Abstract
The annealing behavior of Cu-14.2 at% Al alloys was investigated by means of X-ray diffraction, supplemented with micro-Vickers hardness and specific heat measurements. Samples filed at room temperature were step-annealed from room temperature up to 500°C. Effective domain sizes and rms microstrains were determined as functions of annealing temperature from diffraction line profiles by Fourier analysis. Stacking fault probabilities and lattice parameters were calculated from shifts in the peak maximum position by the least squares analysis. The effects of cold-working and the variation of the physical properties during annealing were discussed, especially with the view of investigating the effects of short range ordering and clustering of solute atoms.

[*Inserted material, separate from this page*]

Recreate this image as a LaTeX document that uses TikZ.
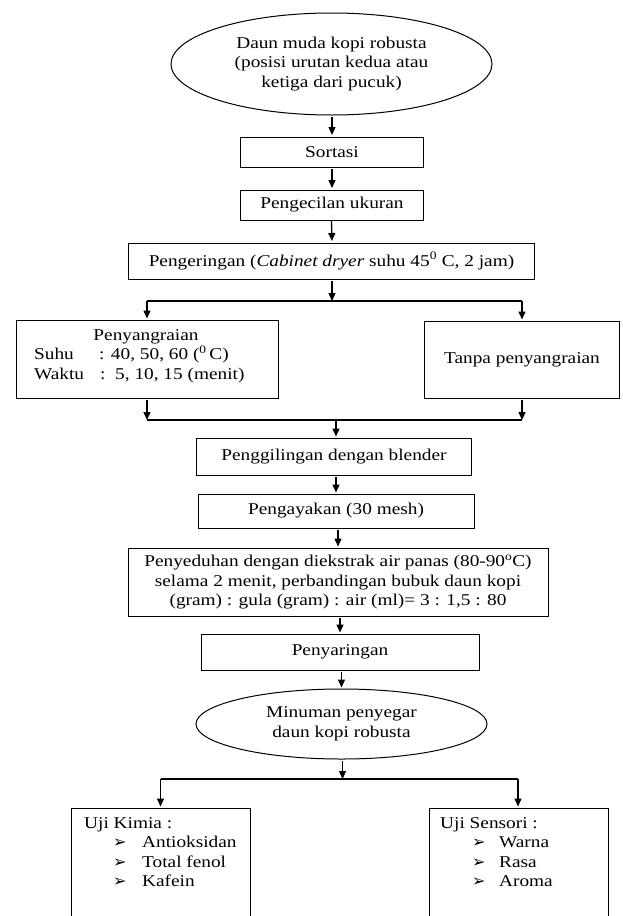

The results obtained are interpreted as follows:
(1) The increase of the lattice parameter of αCu–Al alloys on deformation might be due to the destruction of short range order (SRO).
(2) Filing is more efficient in producing a disordered state in αCu–Al alloys at room temperature than quenching from a high temperature.
(3) Step-annealing treatment shows that the recovery of SRO, the annihilation of stacking faults and the growth of coherent domains take place in turn with increasing temperature.
(4) The increase in asymmetry of the diffraction line profile in filed αCu–Al alloys on annealing might involve the effect of the local ordered segregation of solute atoms which is considered as the cause of anneal-hardening.
(5) Kinetic study shows that the effective order and activation energy for the reaction which describe the variation of stacking fault probability in the second stage of annealing process are approximately 2 and 43 kcal/g·atom, respectively.